The US Food and Drug Administration has issued warning letters to two feed mills — Gilman Co-Op Creamery in Gilman, Minnesota, and Farmers/Ranchers Cooperative Association of Ainsworth in Ainsworth, Nebraska — that sold mixed horse feed containing monensin, an animal drug approved for use in cattle, swine, and poultry, which is highly toxic and potentially lethal to horses, even at relatively low levels.
These firms did not adhere to the Current Good Manufacturing Practice (cGMP) requirements for medicated feed mills, which firms to conduct appropriate sequencing or adequate equipment cleanout procedures when switching from mixing a medicated animal food to a non-medicated one. These regulations are designed to prevent unsafe cross-contamination between medicated feed and non-medicated feed or other medicated feed.
In July 2018, the FDA alerted the public about an ongoing investigation into Gilman Co-Op Creamery related to the deaths of multiple horses after consuming feed from a single batch of a special order horse food that was supposed to be non-medicated, but was later found to contain monensin. When inspecting the firm, the FDA found significant deviations from cGMP regulations for non-licensed medicated animal food manufacturers. Among the violations was a failure to establish and use adequate procedures, including cleaning, for all equipment used in the production and distribution of medicated feeds, as well as inadequate record keeping and insufficient procedural documentation.
Farmers/Ranchers Cooperative Association of Ainsworth recalled horse food in November 2017 and swine food in May 2018 after samples collected and tested by the Nebraska Department of Agriculture revealed that the horse feed contained monensin and a swine feed contained, chlortetracycline, a new animal drug. Both the swine feed and horse feed were labeled as non-medicated. An FDA inspection in May 2018 also documented significant deviations from cGMP regulations for non-licensed medicated animal food manufacturers, including the failure to investigate and take corrective action after being notified of the state laboratory results finding monensin in the horse feed.

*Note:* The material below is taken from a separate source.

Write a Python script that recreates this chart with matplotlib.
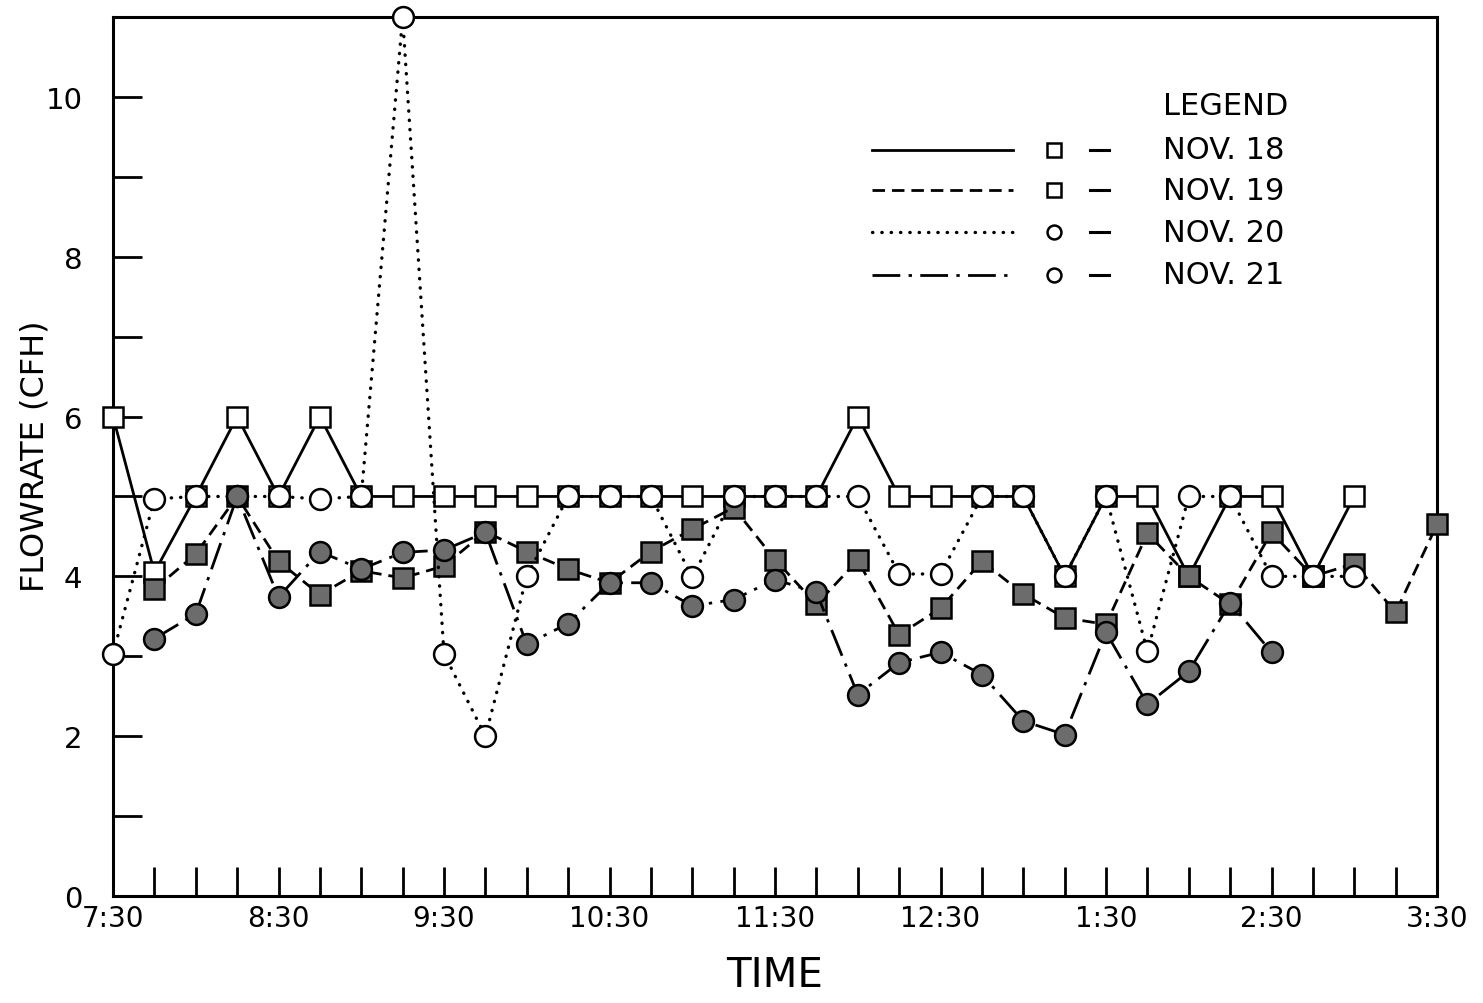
import matplotlib.pyplot as plt
from matplotlib.ticker import MultipleLocator
import numpy as np

# ---------------------------------------------------------
# Data: flowrate readings every 15 minutes (CFH)
# ---------------------------------------------------------
clock = ['7:30', '7:45', '8:00', '8:15', '8:30', '8:45', '9:00', '9:15',
         '9:30', '9:45', '10:00', '10:15', '10:30', '10:45', '11:00', '11:15',
         '11:30', '11:45', '12:00', '12:15', '12:30', '12:45', '1:00', '1:15',
         '1:30', '1:45', '2:00', '2:15', '2:30', '2:45', '3:00', '3:15', '3:30']

nov18_times = clock[0:31]
nov18_flow = [6.0, 4.05, 5.0, 6.0, 5.0, 6.0, 5.0, 5.0, 5.0, 5.0, 5.0,
              5.0, 5.0, 5.0, 5.0, 5.0, 5.0, 5.0, 6.0, 5.0, 5.0, 5.0,
              5.0, 4.0, 5.0, 5.0, 4.0, 5.0, 5.0, 4.0, 5.0]

nov19_times = clock[1:33]
nov19_flow = [3.84, 4.28, 5.0, 4.19, 3.77, 4.07, 3.98, 4.13, 4.56, 4.31,
              4.09, 3.92, 4.31, 4.59, 4.86, 4.21, 3.65, 4.2, 3.27, 3.6,
              4.19, 3.78, 3.48, 3.4, 4.54, 4.0, 3.65, 4.55, 4.0, 4.16,
              3.55, 4.65]

nov20_times = clock[0:31]
nov20_flow = [3.03, 4.97, 5.0, 5.0, 5.0, 4.97, 5.0, 11.0, 3.03, 2.0, 4.0,
              5.0, 5.0, 5.0, 3.99, 5.0, 5.0, 5.0, 5.0, 4.03, 4.03, 5.0,
              5.0, 4.0, 5.0, 3.06, 5.0, 5.0, 4.0, 4.0, 4.0]

nov21_times = clock[1:29]
nov21_flow = [3.22, 3.53, 5.0, 3.74, 4.31, 4.09, 4.3, 4.33, 4.55, 3.15,
              3.41, 3.92, 3.92, 3.63, 3.71, 3.96, 3.8, 2.52, 2.92, 3.05,
              2.77, 2.19, 2.02, 3.3, 2.4, 2.81, 3.67, 3.05]

tick_labels = ['7:30', '8:30', '9:30', '10:30', '11:30', '12:30', '1:30', '2:30', '3:30']
legend_labels = ['NOV. 18', 'NOV. 19', 'NOV. 20', 'NOV. 21']


def to_hours(s):
    h, m = map(int, s.split(':'))
    if h < 7:
        h += 12
    return h + m / 60.0


gray = '#6c6c6c'
lw = 2.0

styles = [
    dict(ls='-', lw=lw, cap='butt', marker='s', mfc='white'),
    dict(ls=(0, (4.5, 2.5)), lw=lw, cap='butt', marker='s', mfc=gray),
    dict(ls=(0, (0.1, 2.7)), lw=2.4, cap='round', marker='o', mfc='white'),
    dict(ls=(0, (10, 3, 1.2, 3)), lw=lw, cap='butt', marker='o', mfc=gray),
]
series = [(nov18_times, nov18_flow), (nov19_times, nov19_flow),
          (nov20_times, nov20_flow), (nov21_times, nov21_flow)]

# ---------------------------------------------------------
# Plot
# ---------------------------------------------------------
fig = plt.figure(figsize=(14.83, 10.04), dpi=100)
ax = fig.add_axes([0.0762, 0.1066, 0.8928, 0.8754])

zorders = [3, 4, 5, 6]
for (t, v), st, z in zip(series, styles, zorders):
    x = [to_hours(s) for s in t]
    ax.plot(x, v, color='black', lw=st['lw'], linestyle=st['ls'],
            dash_capstyle=st['cap'], marker=st['marker'],
            markersize=15, markerfacecolor=st['mfc'], markeredgecolor='black',
            markeredgewidth=1.8, zorder=z, clip_on=False)

ax.set_xlim(7.5, 15.5)
ax.set_ylim(0, 11)

ax.set_xticks([to_hours(s) for s in tick_labels])
ax.set_xticklabels(tick_labels)
ax.xaxis.set_minor_locator(MultipleLocator(0.25))
ax.set_yticks(np.arange(0, 11, 2))
ax.set_yticks([1, 3, 5, 7, 9], minor=True)

ax.tick_params(which='both', direction='in', length=21, width=2.0,
               top=False, right=False)
ax.tick_params(axis='x', labelsize=20, pad=6)
ax.tick_params(axis='y', labelsize=21, pad=22)

for sp in ax.spines.values():
    sp.set_linewidth(2.2)

ax.set_xlabel('TIME', fontsize=29, labelpad=16)
ax.set_ylabel('FLOWRATE (CFH)', fontsize=23)
ax.yaxis.set_label_coords(-0.059, 0.502)
ax.yaxis.label.set_verticalalignment('center')

# ---------------------------------------------------------
# Hand-drawn style legend
# ---------------------------------------------------------
ax.text(0.793, 0.899, 'LEGEND', transform=ax.transAxes, fontsize=22,
        ha='left', va='center')
row_y = [0.849, 0.803, 0.755, 0.707]
for yy, st, lab in zip(row_y, styles, legend_labels):
    ax.plot([0.573, 0.680], [yy, yy], transform=ax.transAxes, color='black',
            lw=st['lw'], linestyle=st['ls'], dash_capstyle=st['cap'])
    ax.plot([0.711], [yy], transform=ax.transAxes, marker=st['marker'],
            markersize=10, markerfacecolor='white', markeredgecolor='black',
            markeredgewidth=1.8, linestyle='none')
    ax.plot([0.738, 0.752], [yy, yy], transform=ax.transAxes, color='black', lw=2.2)
    ax.text(0.793, yy, lab, transform=ax.transAxes, fontsize=22,
            ha='left', va='center')

fig.savefig('out.png', dpi=100)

Monensin contamination of horse feed is an infrequent but persistent issue, often causing deaths of multiple horses. These incidents of monensin toxicity should be a reminder to all feed manufacturers making medicated feeds that they must remain vigilant about adhering to cGMP requirements by eliminating unsafe carryover of medications into feed intended for different species. The FDA urges people who think their horses or livestock are ill from consuming adulterated food to immediately stop feeding the suspect food to any animals, regardless of whether they show symptoms, and to contact a veterinarian. Horse/livestock owners and veterinarians can report complaints about potentially adulterated feed and other animal food products electronically through the Safety Reporting Portal or by calling their state’s FDA Consumer Complaint Coordinators.